MITT ROMNEY: Since 1842, every tyrant, every petty thug or great power that threatened America learned that if you wanted to take on America, you're going to have to take on The Citadel as well.
SHAPIRO: He stood surrounded by cadets in front of a big white banner that said: Believe in America. Romney described how he plans to keep America from losing supremacy in the 21st century. The speech covered the globe, from Mexico and Cuba to Afghanistan and Pakistan, Iran, North Korea and China. That broad sweep was a reflection of the world today, said Romney.
ROMNEY: There's no wall that the next president can demand to be torn down. But there's one unifying thread that connects each of these threats: When America is strong, the world is safer.

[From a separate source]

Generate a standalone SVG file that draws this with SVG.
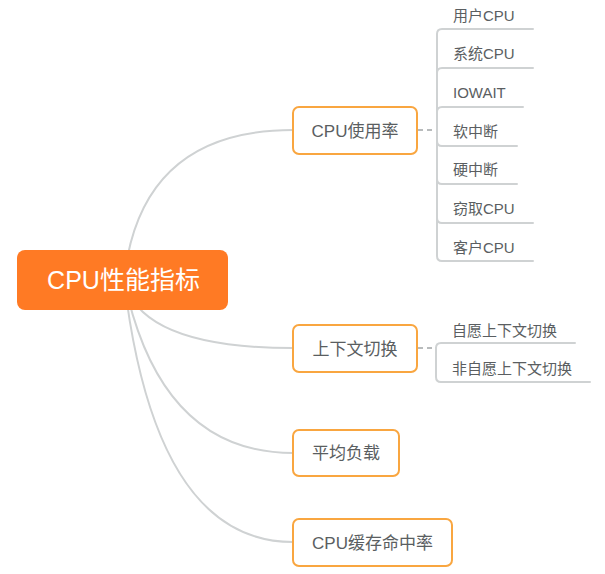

SHAPIRO: Other Republicans in the presidential field have argued that America needs to reduce its military footprint and stop spending so much money on wars overseas. The Tea Party has helped bring that view to prominence. Romney set himself apart from that camp today. He argued that a weaker military and a smaller global footprint will compromise America's leadership in the world.
ROMNEY: The United States should always retain military supremacy to deter would-be aggressors and to defend our allies and ourselves.
SHAPIRO: Romney said he wants to increase the military budget, mentioning specific projects from naval shipbuilding to a missile defense system. It's a traditional Republican view of defense that was music to this crowd's ears. Nineteen-year-old Sebastian Clark is from Pittsburgh.
SEBASTIAN CLARK: I really enjoyed the speech. I believe that what he said is true, that during - in times when America is not very secure in our finances, we need to upscale our military in order to protect our borders and our allies and our interests worldwide.
SHAPIRO: Romney said while America should work with other nations, it should always reserve the right to, quote, "act alone to protect our vital national interests." That's the same position President Obama has taken, but you wouldn't know it from Romney's speech. He was unrelenting in attacking the president, saying Mr. Obama has weakened America's economy, defense and values.
ROMNEY: This is very simple. If you do not want America to be the strongest nation on Earth, I'm not your president. You have that president today.
SHAPIRO: At the White House, spokesman Jay Carney responded that President Obama's track record on national security is unassailable.
JAY CARNEY: We are stronger. We are safer. We have taken the fight to our principal enemy with a level of aggression and success that is unprecedented. We have improved our relationships around the world with our allies and our partners. And we have made great strides.
SHAPIRO: But in South Carolina, even in this bastion of military values, Romney's supporters acknowledge that foreign policy will not be what decides this election. Twenty-year-old Michael Harayda is from Peoria, Illinois.
MICHAEL HARAYDA: The war is certainly important, but what touches people personally is the economy. And with people hurting so, you know, so badly economically, I think that is what voters are going to vote on.
SHAPIRO: This speech came a day after Romney unveiled his foreign policy advisory team. It includes many top officials from the recent Bush administration. This morning, a Romney campaign official was asked where Romney's foreign policy differs from that of President Bush. The official replied that it's not a dramatic departure in policy, but problems such as the Arab Spring present challenges today that President Bush never faced. Ari Shapiro, NPR News, Charleston, South Carolina.